Equity allocation is a crucial but frequently contentious issue among startup founding teams. Allocating founder equity can be more art than science. This post helps you decide, in relative terms, how to divide ownership of a new company among co-founders based on the co-founders’ expected contributions to the company. You will end up with percentage allocations like 50%/50%, 60%/40%, or 33%/33%/33%. To put these allocations into practice in a corporation, check out the post How Many Shares Should Startup Founders Have?
An Approach to Startup Founder Equity Allocations
An appropriate equity allocation incentivizes future contributions from co-founders and encourages their long-term commitment to the company.
To start, think about what each co-founder will contribute to the company’s future growth. Contributions can come in many forms, such as the ability to code, sell, manage people, execute a plan, operate a company, etc. Carefully weigh these potential contributions and allocate percentage stakes in the company to reflect proportionate rewards for the expected future work. Co-founders often have drastically different but complementary skills. For example, one co-founder may have technical skills, while the other has business acumen and experience. Each can be essential to getting the company off the ground. If the co-founders’ expected contributions are equally important, ownership should be allocated equally, like 50%/50% or 33%/33%/33%. Uneven equity allocations need to be justifiable, perhaps based on the relative importance of expected contributions, and agreed upon by the founding team.
Once future contributions are adequately incentivized, adjust the equity allocations around the margins for any disproportionate past contributions to the business. For example, one of the co-founders may have paid for most of the company’s early expenses, another may have built the original code base, and another may have come up with the business idea. However, do not let these past contributions affect equity allocations too much. Instead, consider what the co-founder’s past contributions mean for their ability to contribute to future success. If the company needs money in the future, will the co-founder help to raise more? If the code needs to change, will the co-founder do it herself or lead the development team? If the original business idea doesn’t catch on, can the co-founder invent and execute new products or services?
Notice how the sample equity allocations assume two or three co-founders. A founding team of more than two or three individuals can make it difficult for a young company to make the swift and impactful decisions at the founder level needed for a startup to survive, and later, thrive. Also, be aware that future outside investments will dilute the founders’ initial equity allocations. If the founding team’s initial equity allocation is spread too thin, outside investment may cause the founders to lose voting control over the company sooner.

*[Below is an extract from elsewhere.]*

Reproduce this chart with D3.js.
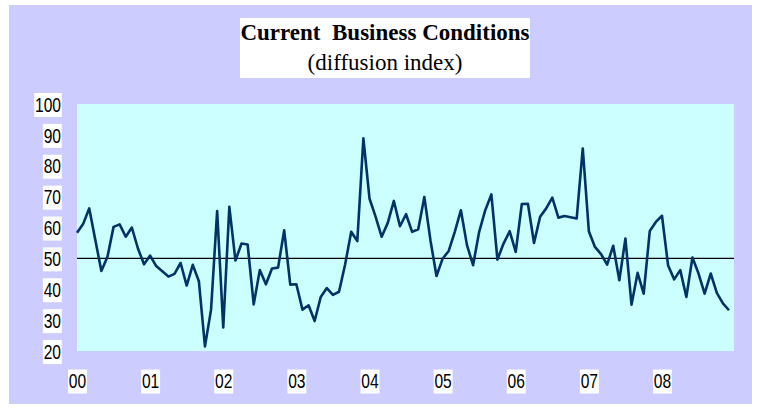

Don’t Forget to Impose Vesting on Founders’ Shares
No matter how the founding team allocates the company’s equity, make it clear that each co-founder must earn their shares over time through vesting. Co-founders leave their startups all the time for any number of reasons. They might have a falling out with the rest of the founding team. They might need an actual paycheck to pay their bills. They might fall in love and move away. Life happens. The best time to impose vesting is at the company’s start when everyone is on good terms and excited to build a business together. If you need to ask a co-founder to leave the company, you don’t want to be in the weak position of negotiating the repurchase of their shares at the same time because you didn’t think to set up vesting at the start.

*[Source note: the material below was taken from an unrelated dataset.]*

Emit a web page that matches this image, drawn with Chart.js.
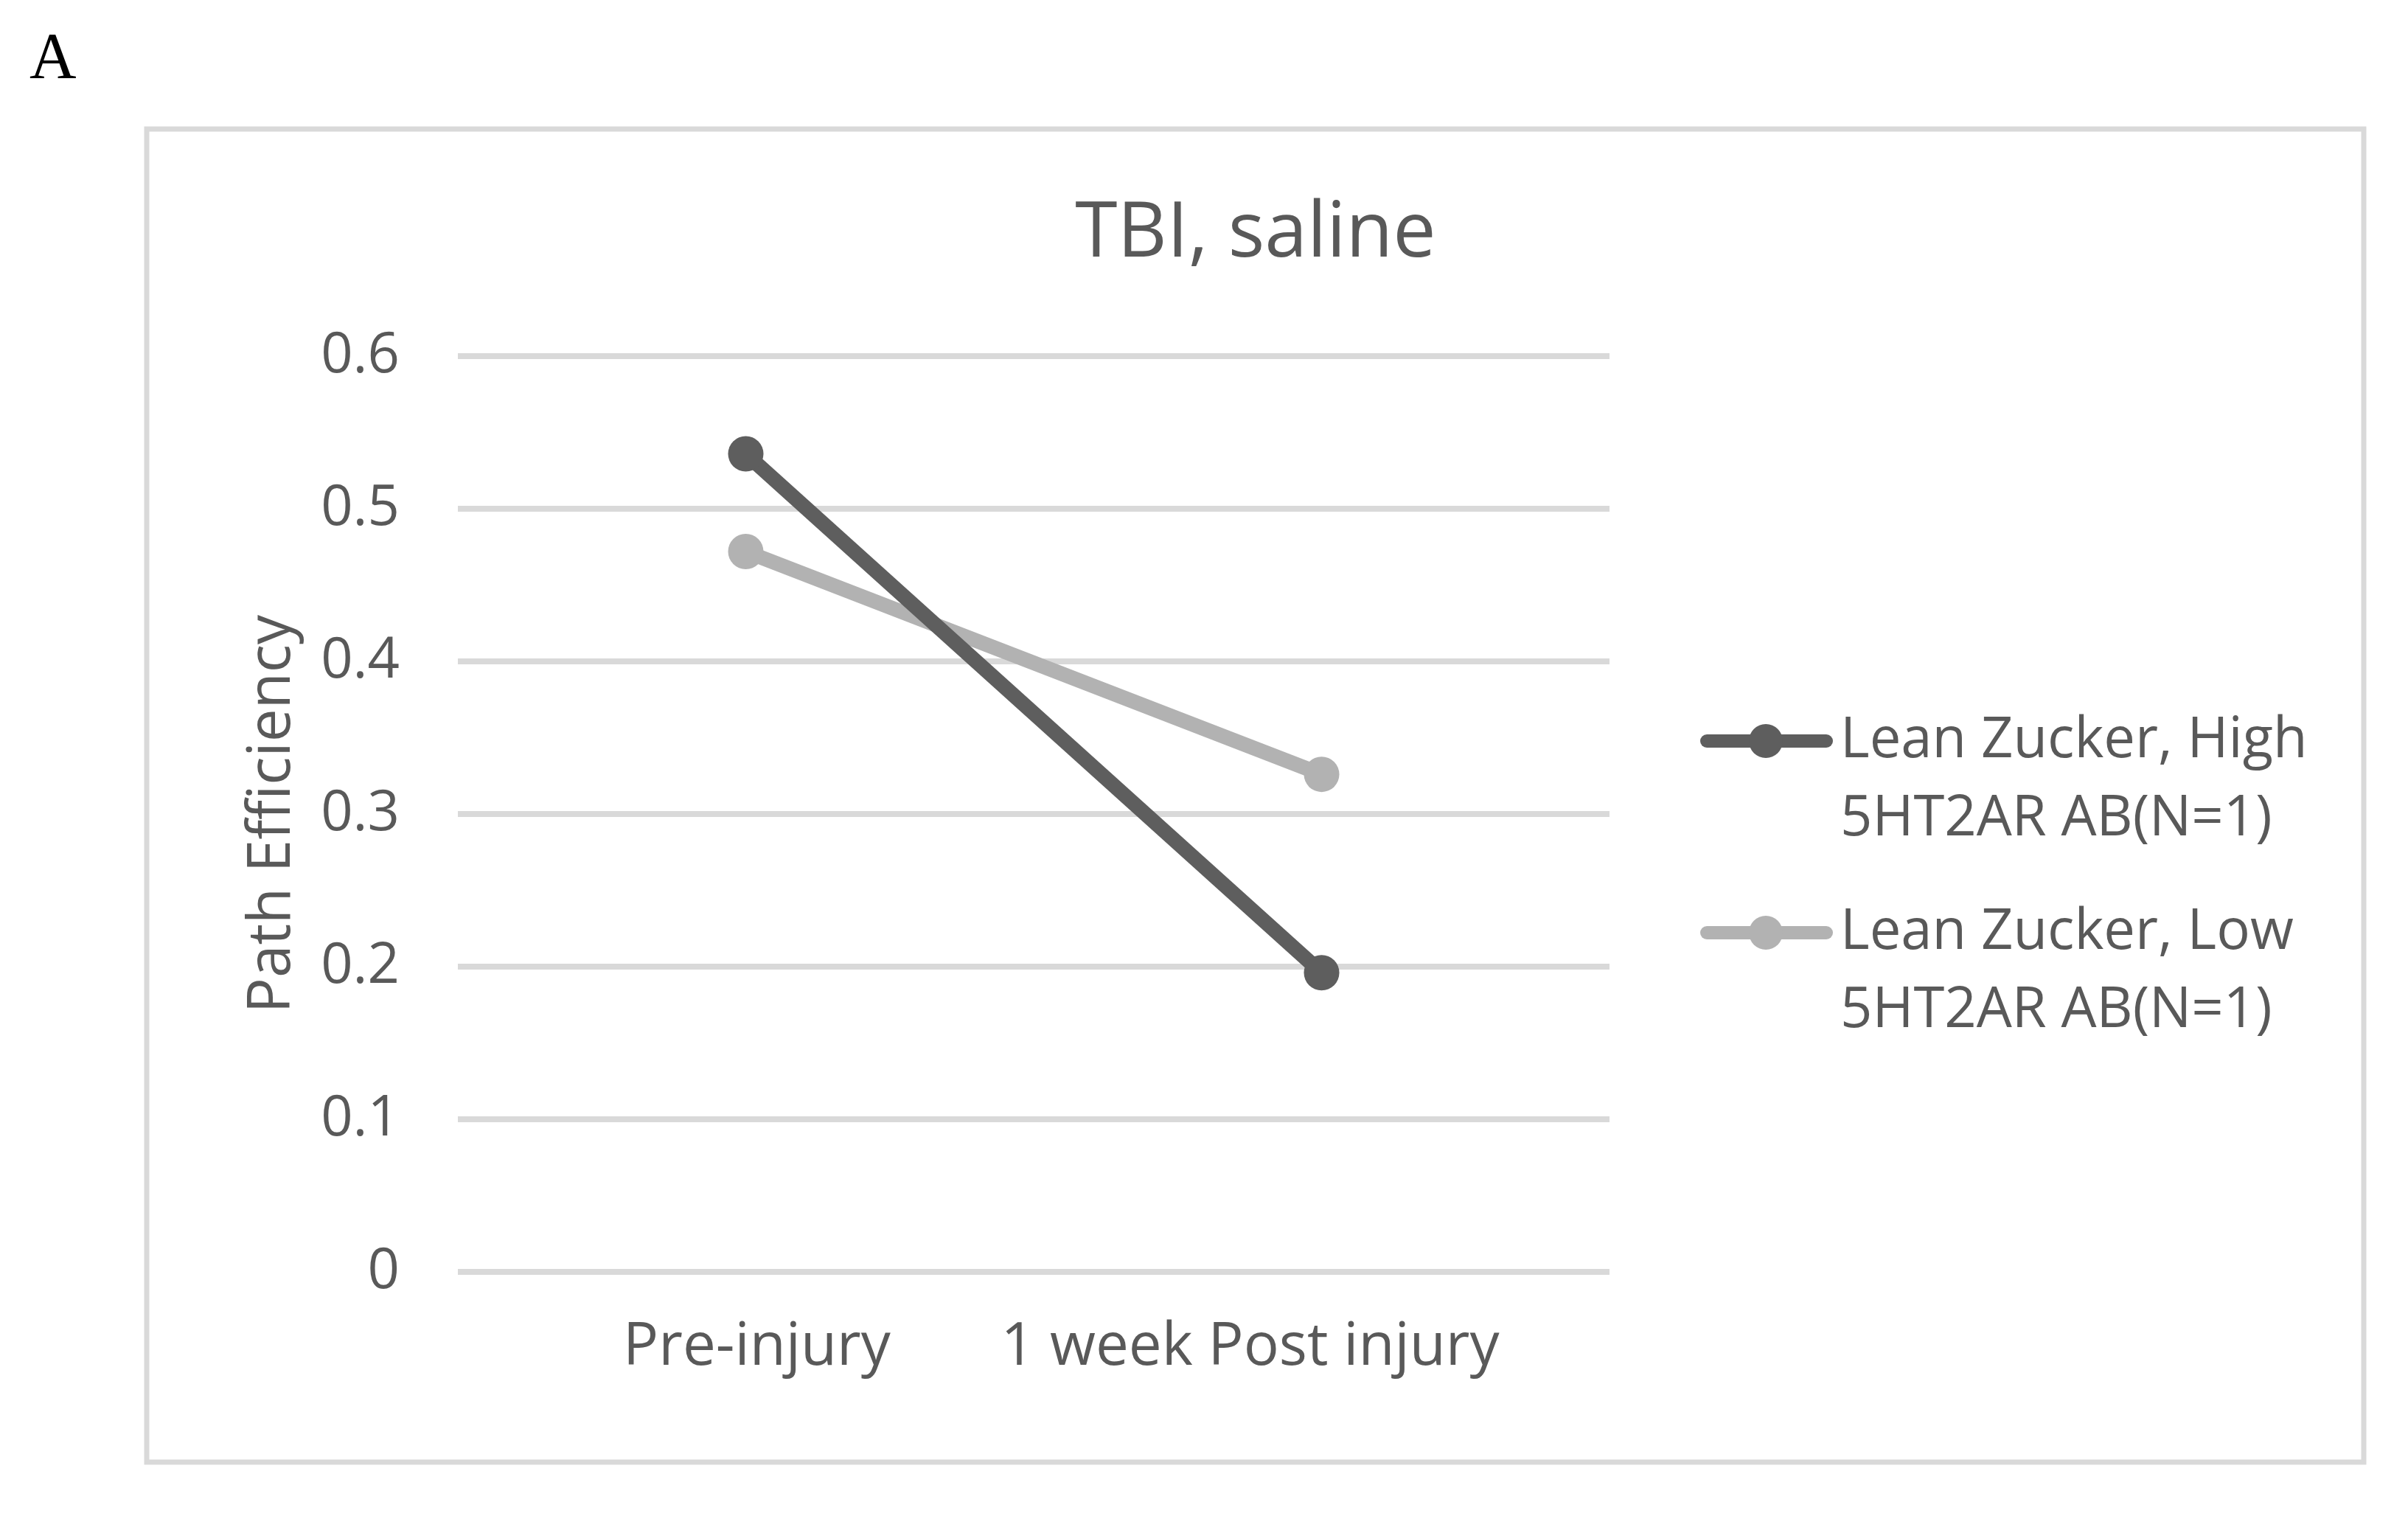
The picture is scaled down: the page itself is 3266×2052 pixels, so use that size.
<!DOCTYPE html>
<html>
<head>
<meta charset="utf-8">
<script src="https://cdn.jsdelivr.net/npm/chart.js@4.4.1/dist/chart.umd.min.js"></script>
<style>
  html, body { margin: 0; padding: 0; background: #fff; }
  canvas { display: block; }
</style>
</head>
<body>
<canvas id="chart" width="3266" height="2052"></canvas>
<script>
// data
const categories = ["Pre-injury", "1 week Post injury"];
const highValues = [0.536, 0.196];
const lowValues = [0.472, 0.326];
const seriesLabels = [
  ["Lean Zucker, High", "5HT2AR AB(N=1)"],
  ["Lean Zucker, Low", "5HT2AR AB(N=1)"],
];
const seriesColors = ["#5e5e5e", "#b2b2b2"];
const yTicks = [0, 0.1, 0.2, 0.3, 0.4, 0.5, 0.6];
const chartTitle = "TBI, saline";
const yTitle = "Path Efficiency";
const panelLabel = "A";

const textColor = "#595959";
const gridColor = "#d9d9d9";
const font = "'Open Sans', 'Noto Sans', sans-serif";
// category labels in the original sit a bit off their points
const xLabelShift = [15, -97];

// frame, panel letter, title, category labels and legend
const decor = {
  id: "decor",
  beforeDraw(chart) {
    const ctx = chart.ctx;
    ctx.save();
    ctx.fillStyle = "#fff";
    ctx.fillRect(0, 0, chart.width, chart.height);
    ctx.strokeStyle = gridColor;
    ctx.lineWidth = 7;
    ctx.strokeRect(199, 175, 3007, 1808);
    ctx.fillStyle = "#000";
    ctx.font = "88px 'Liberation Serif', serif";
    ctx.textBaseline = "alphabetic";
    ctx.fillText(panelLabel, 40, 105);
    ctx.restore();
  },
  afterDraw(chart) {
    const ctx = chart.ctx;
    ctx.save();
    ctx.fillStyle = textColor;
    ctx.font = "104px " + font;
    ctx.textAlign = "center";
    ctx.textBaseline = "middle";
    ctx.fillText(chartTitle, 1703, 318);

    // x labels, placed from the category scale
    const xs = chart.scales.x;
    ctx.font = "80px " + font;
    categories.forEach((c, i) => {
      ctx.fillText(c, xs.getPixelForValue(i) + xLabelShift[i], 1828);
    });

    // legend
    chart.data.datasets.forEach((ds, i) => {
      const y = 1005 + i * 260;
      ctx.strokeStyle = ds.borderColor;
      ctx.lineWidth = 18;
      ctx.lineCap = "round";
      ctx.beginPath();
      ctx.moveTo(2315, y);
      ctx.lineTo(2477, y);
      ctx.stroke();
      ctx.fillStyle = ds.borderColor;
      ctx.beginPath();
      ctx.arc(2395, y, 23, 0, Math.PI * 2);
      ctx.fill();
      ctx.fillStyle = textColor;
      ctx.font = "76px " + font;
      ctx.textAlign = "left";
      ctx.textBaseline = "middle";
      seriesLabels[i].forEach((line, j) => {
        ctx.fillText(line, 2496, y + j * 106);
      });
    });
    ctx.restore();
  },
};

const makeSet = (label, values, color) => ({
  label: label.join(" "),
  data: values,
  borderColor: color,
  backgroundColor: color,
  borderWidth: 20,
  pointRadius: 24,
  pointHoverRadius: 24,
  pointBackgroundColor: color,
  pointBorderWidth: 0,
  tension: 0,
});

const ctx = document.getElementById("chart").getContext("2d");
new Chart(ctx, {
  type: "line",
  data: {
    labels: categories,
    datasets: [
      makeSet(seriesLabels[0], highValues, seriesColors[0]),
      makeSet(seriesLabels[1], lowValues, seriesColors[1]),
    ],
  },
  options: {
    responsive: false,
    animation: false,
    events: [],
    layout: { padding: { left: 317, right: 1083, top: 483, bottom: 77 } },
    plugins: {
      legend: { display: false },
      title: { display: false },
      tooltip: { enabled: false },
    },
    scales: {
      x: {
        offset: true,
        grid: { display: false },
        border: { display: false },
        ticks: { display: false },
        afterFit: (s) => { s.height = 250; },
      },
      y: {
        min: 0,
        max: 0.6,
        grid: { color: gridColor, lineWidth: 8, drawTicks: false },
        border: { display: false },
        afterBuildTicks: (s) => { s.ticks = yTicks.map((v) => ({ value: v })); },
        ticks: {
          color: textColor,
          font: { family: font, size: 76 },
          padding: 79,
          callback: (v) => (v === 0 ? "0" : v.toFixed(1)),
        },
        title: {
          display: true,
          text: yTitle,
          color: textColor,
          font: { family: font, size: 80 },
          padding: { top: 5, bottom: 0 },
        },
        afterFit: (s) => { s.width = 304; },
      },
    },
  },
  plugins: [decor],
});
</script>
</body>
</html>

Standard Silicon Valley vesting requires someone to earn their shares monthly over four years, with a one-year “cliff” before any shares are vested. In the absence of vesting, a co-founder can leave a company early, keep all their shares, and not contribute anything more to its growth. When economic interests are misaligned like this, keeping the remaining co-founders and the startup’s employees motivated can be challenging. With vesting, if a co-founder leaves, they are only entitled to retain the shares they have earned through their contributions to the company over time.